The 27-year-old — who has scored 60 points for the Bay in 27 appearances and made the Heartland 15 two years in succession — has been approached by three clubs in Europe.
“One is in Rovigo, Italy,” Moala said.
“Their seasons starts in September.
“Biarritz, who play in the French Pro Division 2, which starts in August, have also been in touch.
“And my current club, AMPO Ordizia, want to sign me for another season.
“I’ll be back in May or the first week in June, and Mary (Moala’s wife) and I have some big decisions to make regarding what happens after the club season finishes.
“She says she will support whatever decision I make.
“I’m looking forward to catching up with the High School Old Boys guys and playing for the club, and would obviously love to play for the Bay.
“If it weren’t for them I wouldn’t have had the opportunity to play for the Heartland team and get an offer to play in Spain.
“But we’ll have to wait and see what happens after I come home.”
Moala said Spain was an “amazing country, with amazing sights”.
“I’ve been doing a bit of travelling when we have a break.
“The standard of rugby is good, depending on how much money each club has.

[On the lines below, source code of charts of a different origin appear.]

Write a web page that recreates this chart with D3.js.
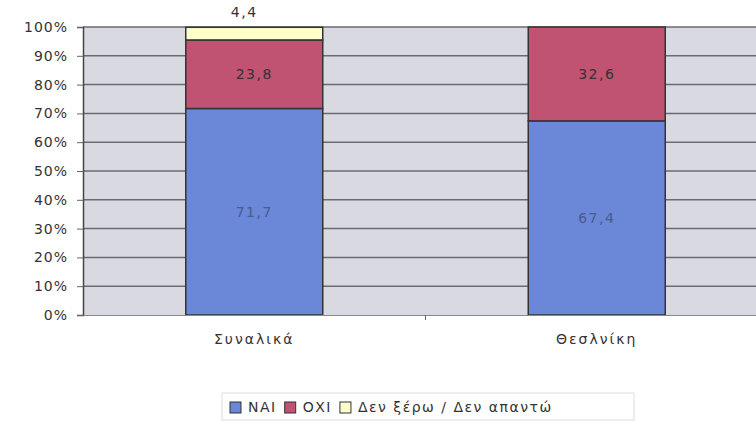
<!DOCTYPE html>
<html>
<head>
<meta charset="utf-8">
<script src="https://cdn.jsdelivr.net/npm/d3@7"></script>
<style>
  body { margin: 0; background: #fff; }
  text { font-family: "DejaVu Sans", sans-serif; }
</style>
</head>
<body>
<svg id="chart" width="756" height="423"></svg>
<script>
var categories = ['Συναλικά', 'Θεσλνίκη'];
var seriesNames = ['ΝΑΙ', 'ΟΧΙ', 'Δεν ξέρω / Δεν απαντώ'];
var naiValues = [71.7, 67.4];
var oxiValues = [23.8, 32.6];
var dkValues = [4.4, 0];
var yTicks = [0, 10, 20, 30, 40, 50, 60, 70, 80, 90, 100];

var colors = ['#6a87d8', '#c05272', '#ffffcc'];
var labelColors = ['#4a5a90', '#333', '#333'];
var FONT = '"DejaVu Sans", sans-serif';

var svg = d3.select('#chart');
var margin = {left: 83, top: 27, right: -12, bottom: 108};
var width = 756 - margin.left - margin.right;
var height = 423 - margin.top - margin.bottom;

var g = svg.append('g')
  .attr('transform', 'translate(' + margin.left + ',' + margin.top + ')');

// build stack rows
var rows = categories.map(function(c, i) {
  return {cat: c, 0: naiValues[i], 1: oxiValues[i], 2: dkValues[i]};
});
var stack = d3.stack().keys([0, 1, 2]);
var layers = stack(rows);

var x = d3.scaleBand()
  .domain(categories)
  .range([0, width])
  .paddingInner(0)
  .paddingOuter(0);

var y = d3.scaleLinear()
  .domain([0, 100])
  .range([height, 0]);

// plot background
g.append('rect')
  .attr('width', width)
  .attr('height', height)
  .attr('fill', '#d9d9e1');

// gridlines
g.selectAll('.grid')
  .data(yTicks.slice(1))
  .enter().append('line')
    .attr('x1', 0)
    .attr('x2', width)
    .attr('y1', function(d) { return y(d); })
    .attr('y2', function(d) { return y(d); })
    .attr('stroke', '#6a6a70')
    .attr('stroke-width', 1.5);

// bars
var barW = x.bandwidth() * 0.4;
layers.forEach(function(layer, k) {
  g.selectAll('.bar' + k)
    .data(layer.filter(function(d) { return d[1] - d[0] > 0; }))
    .enter().append('rect')
      .attr('x', function(d) { return x(d.data.cat) + (x.bandwidth() - barW) / 2; })
      .attr('y', function(d) { return y(d[1]); })
      .attr('width', barW)
      .attr('height', function(d) { return y(d[0]) - y(d[1]); })
      .attr('fill', colors[k])
      .attr('stroke', '#333')
      .attr('stroke-width', 1.5);
});

// value labels
layers.forEach(function(layer, k) {
  g.selectAll('.lab' + k)
    .data(layer.filter(function(d) { return d[1] - d[0] > 0; }))
    .enter().append('text')
      .attr('x', function(d) { return x(d.data.cat) + x.bandwidth() / 2 - (k == 2 ? 10 : 0); })
      .attr('y', function(d) {
        if (k == 2) return y(d[1]) - 10;
        return (y(d[0]) + y(d[1])) / 2 + 5;
      })
      .attr('text-anchor', 'middle')
      .attr('font-size', 14)
      .attr('letter-spacing', 1.5)
      .attr('fill', labelColors[k])
      .text(function(d) { return String(Math.round((d[1] - d[0]) * 10) / 10).replace('.', ','); });
});

// y axis
var yAxis = d3.axisLeft(y)
  .tickValues(yTicks)
  .tickSize(6)
  .tickFormat(function(d) { return d + '%'; });
var ya = g.append('g').call(yAxis);
ya.select('.domain').attr('stroke', '#444').attr('stroke-width', 1.5);
ya.selectAll('.tick line').attr('stroke', '#666');
ya.selectAll('.tick text')
  .attr('font-size', 14)
  .attr('letter-spacing', 1)
  .attr('fill', '#333')
  .attr('x', -15)
  .style('font-family', FONT);

// x axis
var xAxis = d3.axisBottom(x).tickSize(0);
var xa = g.append('g')
  .attr('transform', 'translate(0,' + height + ')')
  .call(xAxis);
xa.select('.domain').attr('stroke', '#888');
xa.selectAll('.tick text')
  .attr('font-size', 14)
  .attr('letter-spacing', 2)
  .attr('fill', '#333')
  .attr('dy', 26)
  .style('font-family', FONT);
// category separator ticks
xa.selectAll('.sep')
  .data(categories)
  .enter().append('line')
    .attr('x1', function(d) { return x(d) + x.bandwidth(); })
    .attr('x2', function(d) { return x(d) + x.bandwidth(); })
    .attr('y1', 0)
    .attr('y2', 5)
    .attr('stroke', '#666');

// legend
var legend = svg.append('g').attr('transform', 'translate(222,393)');
legend.append('rect')
  .attr('width', 412)
  .attr('height', 27)
  .attr('fill', '#fff')
  .attr('stroke', '#ddd');
var lx = 8;
seriesNames.forEach(function(name, k) {
  legend.append('rect')
    .attr('x', lx)
    .attr('y', 9)
    .attr('width', 11)
    .attr('height', 11)
    .attr('fill', colors[k])
    .attr('stroke', '#333');
  var t = legend.append('text')
    .attr('x', lx + 18)
    .attr('y', 19)
    .attr('font-size', 14)
    .attr('letter-spacing', 1.5)
    .attr('fill', '#333')
    .text(name);
  lx += 18 + t.node().getComputedTextLength() + 8;
});
</script>
</body>
</html>
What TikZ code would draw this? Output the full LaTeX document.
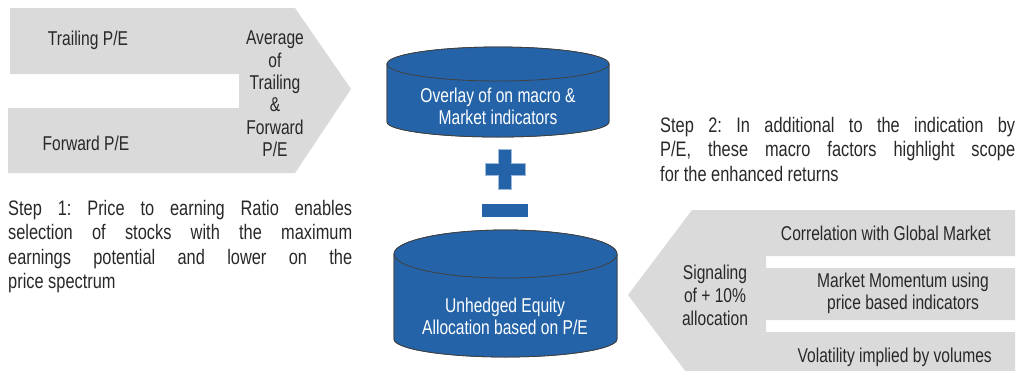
\documentclass[tikz,border=0pt]{standalone}
\usepackage{fontspec}
\setmainfont{Liberation Sans}[FakeStretch=0.78]
\usetikzlibrary{positioning}
\definecolor{panelgray}{RGB}{218,218,218}
\definecolor{drumblue}{RGB}{36,99,168}
\definecolor{inkgray}{RGB}{40,40,40}
\frenchspacing

\begin{document}
\begin{tikzpicture}[x=1pt,y=-1pt]
	\tikzstyle{every node}=[font=\fontsize{20}{24.5}\selectfont, text=inkgray, inner sep=0pt]
	\tikzstyle{panel}=[fill=panelgray, draw=none]
	\tikzstyle{drum}=[fill=drumblue, draw=black!75, line width=0.8pt]
	\tikzstyle{drumtext}=[text=white, align=center, font=\fontsize{20}{22}\selectfont]
	\tikzstyle{sign}=[fill=drumblue, draw=drumblue!45!white, line width=0.6pt]
	\tikzstyle{note}=[align=justify, anchor=north west, font=\fontsize{21}{24.5}\selectfont]

	\useasboundingbox (0,0) rectangle (1031,370);
	\clip (0,0) rectangle (1031,370);

	% left chevron
	\fill[panel] (10,8) -- (295,8) -- (351,89) -- (295,173) -- (8,173) -- (8,108)
		-- (239,108) -- (239,74) -- (10,74) -- cycle;
	\node (trailing) at (88,40) {Trailing P/E};
	\node (forward) at (86,143) {Forward P/E};
	\node[align=center, font=\fontsize{20}{22.4}\selectfont] (average) at (275,94)
		{Average\\of\\Trailing\\\&\\Forward\\P/E};

	% right chevron
	\fill[panel] (692,210) -- (1015,210) -- (1015,256) -- (766,256) -- (766,268)
		-- (1015,268) -- (1015,320) -- (766,320) -- (766,332) -- (1015,332)
		-- (1015,380) -- (692,380) -- (628,295) -- cycle;
	\node[align=center, font=\fontsize{20}{23}\selectfont] (signaling) at (715,295)
		{Signaling\\of + 10\%\\allocation};
	\node[anchor=east] (correlation) at (991,233) {Correlation with Global Market};
	\node[align=center, font=\fontsize{20}{22}\selectfont] (momentum) at (903,293)
		{Market Momentum using\\price based indicators};
	\node[anchor=east] (volatility) at (992,357) {Volatility implied by volumes};

	% drums
	\fill[drum] (387,64) -- (387,122) arc[start angle=180, end angle=0, x radius=111, y radius=15]
		-- (609,64) arc[start angle=0, end angle=-180, x radius=111, y radius=17] -- cycle;
	\draw[drum] (387,64) -- (387,122) arc[start angle=180, end angle=0, x radius=111, y radius=15]
		-- (609,64);
	\draw[drum] (498,64) ellipse[x radius=111, y radius=17];
	\node[drumtext] (overlay) at (498,106) {Overlay of on macro \&\\Market indicators};

	\fill[drum] (394,254) -- (394,339) arc[start angle=180, end angle=0, x radius=111.5, y radius=18]
		-- (617,254) arc[start angle=0, end angle=-180, x radius=111.5, y radius=24] -- cycle;
	\draw[drum] (394,254) -- (394,339) arc[start angle=180, end angle=0, x radius=111.5, y radius=18]
		-- (617,254);
	\draw[drum] (505.5,254) ellipse[x radius=111.5, y radius=24];
	\node[drumtext] (unhedged) at (505,316) {Unhedged Equity\\Allocation based on P/E};

	% plus and minus
	\draw[sign] (498,149) -- (511,149) -- (511,163) -- (525,163) -- (525,175) -- (511,175)
		-- (511,189) -- (498,189) -- (498,175) -- (485,175) -- (485,163) -- (498,163) -- cycle;
	\fill[drumblue] (482,204) rectangle (528,217);

	% notes
	\node[note, text width=344pt] (step1) at (8,200)
		{Step 1: Price to earning Ratio enables\linebreak selection of stocks with the maximum\linebreak
		earnings potential and lower on the\linebreak price spectrum};
	\node[note, text width=355pt] (step2) at (660,117)
		{Step 2: In additional to the indication by\linebreak P/E, these macro factors highlight scope\linebreak
		for the enhanced returns};
\end{tikzpicture}
\end{document}
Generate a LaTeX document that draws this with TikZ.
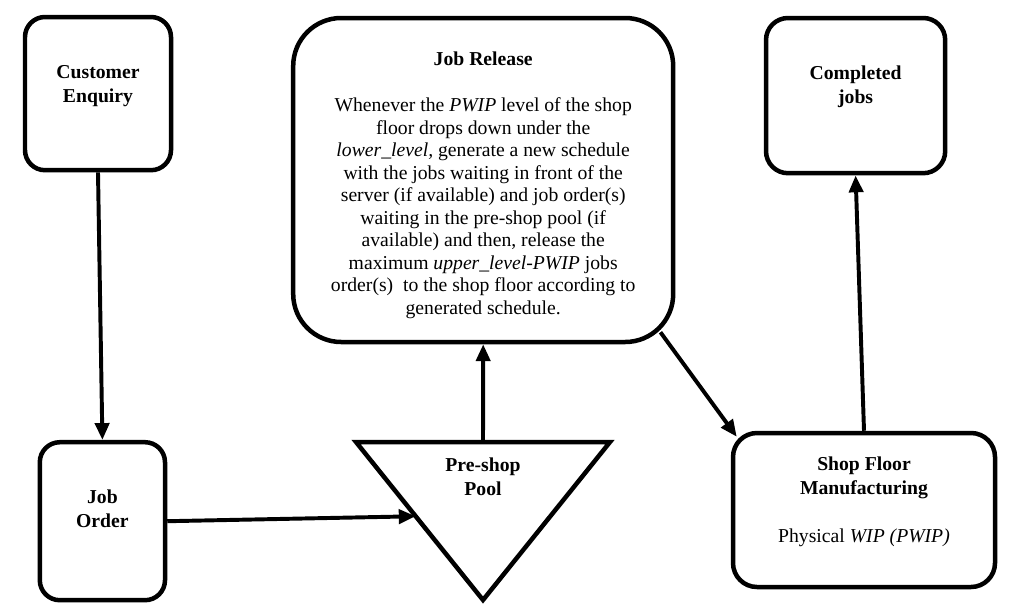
\documentclass[tikz,border=0pt]{standalone}
\usepackage{fontspec}
\setmainfont{Liberation Serif}
\usetikzlibrary{arrows.meta,calc,positioning}
\begin{document}
\begin{tikzpicture}[
  box/.style={rectangle, draw, line width=3.2pt, rounded corners=0.5cm, align=center, font=\fontsize{14}{17}\selectfont},
  flow/.style={-{Triangle[length=12pt,width=10pt]}, line width=2.8pt},
  font=\fontsize{14}{16}\selectfont
]
\useasboundingbox (0,0) rectangle (25.35,-15.35);

\node[box, minimum width=3.65cm, minimum height=3.83cm, text depth=14pt] (cust) at (2.45,-2.34) {\textbf{Customer}\\\textbf{Enquiry}};
\node[box, minimum width=3.13cm, minimum height=3.95cm, text depth=18pt] (order) at (2.56,-13.03) {\textbf{Job}\\\textbf{Order}};
\node[box, rounded corners=1.2cm, minimum width=9.5cm, minimum height=8.1cm, font=\fontsize{14}{16}\selectfont] (release) at (12.08,-4.5)
  {\rule{0pt}{17pt}\textbf{Job Release}\\[17pt]
   Whenever the \textit{PWIP} level of the shop\\
   floor drops down under the\\
   \textit{lower\_level,} generate a new schedule\\
   with the jobs waiting in front of the\\
   server (if available) and job order(s)\\
   waiting in the pre-shop pool (if\\
   available) and then, release the\\
   maximum \textit{upper\_level-PWIP} jobs\\
   order(s)\ \ to the shop floor according to\\
   generated schedule.};
\node[box, rounded corners=0.55cm, minimum width=4.48cm, minimum height=3.88cm, text depth=15pt] (done) at (21.39,-2.39) {\textbf{Completed}\\\textbf{jobs}};
\node[box, rounded corners=0.6cm, minimum width=6.55cm, minimum height=3.85cm, text depth=15pt] (shop) at (21.6,-12.75)
  {\textbf{Shop Floor}\\\textbf{Manufacturing}\\[17pt]Physical \textit{WIP (PWIP)}};

% pre-shop pool
\coordinate (pl) at (8.9,-11.05);
\coordinate (pr) at (15.25,-11.05);
\coordinate (pa) at (12.075,-15.0);
\draw[line width=3.2pt] (pl) -- (pr) -- (pa) -- cycle;
\node[align=center, font=\fontsize{14}{17}\selectfont\bfseries] (pool) at (12.075,-11.93) {Pre-shop\\Pool};
\coordinate (poolin) at ($(pl)!0.47!(pa)$);
\coordinate (pooltop) at ($(pl)!0.5!(pr)$);

\draw[flow] (cust.south) -- (order.north);
\draw[flow] (order.east) -- (poolin);
\draw[flow] (pooltop) -- (release.south);
\draw[flow] ([xshift=-0.375cm,yshift=0.3cm]release.south east) -- ([xshift=0.15cm,yshift=-0.15cm]shop.north west);
\draw[flow] (shop.north) -- (done.south);
\end{tikzpicture}
\end{document}
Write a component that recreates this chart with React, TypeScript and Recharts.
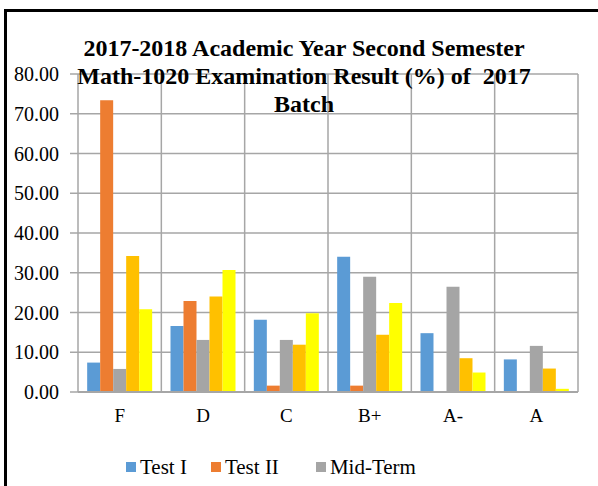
import React from "react";
import { BarChart, Bar, XAxis, YAxis, CartesianGrid, Legend } from "recharts";

const grades = ["F", "D", "C", "B+", "A-", "A"];
const testOne = [7.4, 16.6, 18.2, 34.0, 14.8, 8.2];
const testTwo = [73.4, 22.9, 1.6, 1.6, 0, 0];
const midTerm = [5.8, 13.1, 13.1, 29.0, 26.5, 11.6];
const finalExam = [34.2, 24.0, 11.9, 14.4, 8.5, 5.9];
const total = [20.8, 30.7, 19.8, 22.4, 4.9, 0.8];
const yTicks = [0, 10, 20, 30, 40, 50, 60, 70, 80];
const legendNames = ["Test I", "Test II", "Mid-Term"];
const legendColors = ["#5B9BD5", "#ED7D31", "#A5A5A5"];
const legendGaps = [24, 37, 0];

const data = grades.map((g, i) => ({
  grade: g,
  testOne: testOne[i],
  testTwo: testTwo[i],
  midTerm: midTerm[i],
  finalExam: finalExam[i],
  total: total[i],
}));

const FONT = '"Liberation Serif", "DejaVu Serif", serif';
const GRID = "#a6a6a6";

function LegendRow() {
  return (
    <div style={{ display: "flex", fontFamily: FONT, fontSize: 21, lineHeight: "24px", color: "#000", paddingLeft: 126, marginTop: 5 }}>
      {legendNames.map((name, i) => (
        <div key={name} style={{ display: "flex", alignItems: "center", gap: 4, marginRight: legendGaps[i] }}>
          <span style={{ width: 10, height: 10, background: legendColors[i], display: "inline-block" }} />
          <span>{name}</span>
        </div>
      ))}
    </div>
  );
}

export default function App() {
  return (
    <div style={{ position: "absolute", left: 0, top: 0, width: 598, height: 486, background: "#fff", overflow: "hidden" }}>
      <BarChart
        width={598}
        height={486}
        data={data}
        margin={{ top: 74, right: 20, bottom: 6, left: 0 }}
        barCategoryGap="11%"
        barGap={0}
      >
        <CartesianGrid
          stroke={GRID}
          strokeWidth={1.5}
          verticalCoordinatesGenerator={({ offset }: any) =>
            grades.map((_, i) => offset.left + (offset.width * i) / grades.length).concat(offset.left + offset.width)
          }
        />
        <XAxis
          dataKey="grade"
          tick={{ fontSize: 19, fill: "#000", fontFamily: FONT }}
          tickLine={false}
          tickMargin={11}
          axisLine={{ stroke: GRID, strokeWidth: 2 }}
          height={58}
        />
        <YAxis
          domain={[0, 80]}
          ticks={yTicks}
          width={78}
          tickFormatter={(v: number) => v.toFixed(2)}
          tick={{ fontSize: 20, fill: "#000", fontFamily: FONT }}
          tickLine={{ stroke: GRID, strokeWidth: 1.5 }}
          tickSize={8}
          tickMargin={11}
          axisLine={false}
        />
        <Legend verticalAlign="bottom" height={30} content={<LegendRow />} />
        <Bar dataKey="testOne" name="Test I" fill="#5B9BD5" isAnimationActive={false} />
        <Bar dataKey="testTwo" name="Test II" fill="#ED7D31" isAnimationActive={false} />
        <Bar dataKey="midTerm" name="Mid-Term" fill="#A5A5A5" isAnimationActive={false} />
        <Bar dataKey="finalExam" name="Final Exam" fill="#FFC000" legendType="none" isAnimationActive={false} />
        <Bar dataKey="total" name="Total" fill="#FFFF00" legendType="none" isAnimationActive={false} />
      </BarChart>
      <div
        style={{
          position: "absolute",
          left: 54,
          top: 34,
          width: 500,
          textAlign: "center",
          fontFamily: FONT,
          fontWeight: "bold",
          fontSize: 24,
          lineHeight: "28px",
          whiteSpace: "pre",
          color: "#000",
        }}
      >
        {"2017-2018 Academic Year Second Semester\nMath-1020 Examination Result (%) of  2017\nBatch"}
      </div>
      <div style={{ position: "absolute", left: 4, top: 9, width: 600, height: 480, borderTop: "3px solid #000", borderLeft: "3px solid #000" }} />
    </div>
  );
}
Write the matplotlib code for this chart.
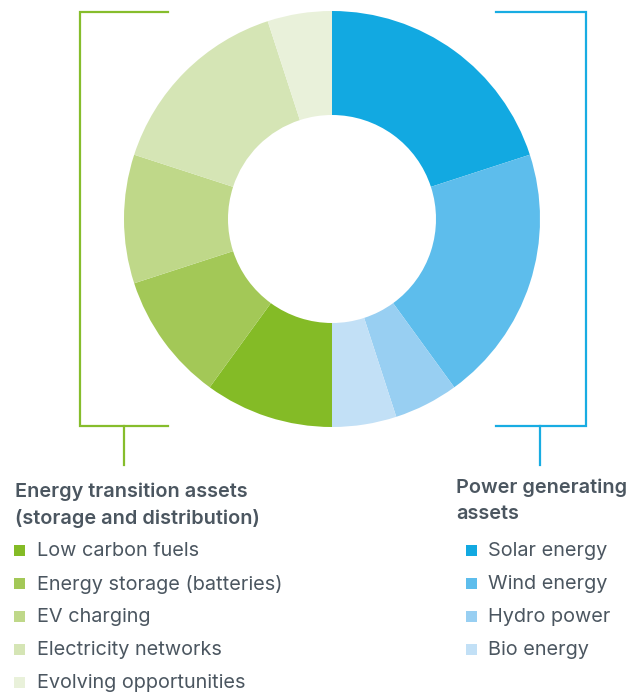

And you get to test yourself against professional rugby players from around the world.
“There are a lot of former Mitre 10 Cup players here and a lot of South African players from the Currie Cup, as well as Argentinians.
“I’ve been happy with my own game. I scored a hat-trick against the top team, Varc, who include Jody Allen (former Bay prop). But Jody also scored a try and his team won 46-45.
“We have made the quarterfinals, which we failed to do last season.”
Moala joined Ordizia midway through the season and has scored at least one try in all 11 games.
Although Spain is known for sunshine, Moala said Ordizia, based in the Basque region of northern Spain, gets its fair share of rain.
“The crowds are amazing,” he said.
“They love to support. We get over 400 on a bad day and 600 to 800 on a sunny day.
“Training is similar to New Zealand and the game is fast, but not as structured as in New Zealand.”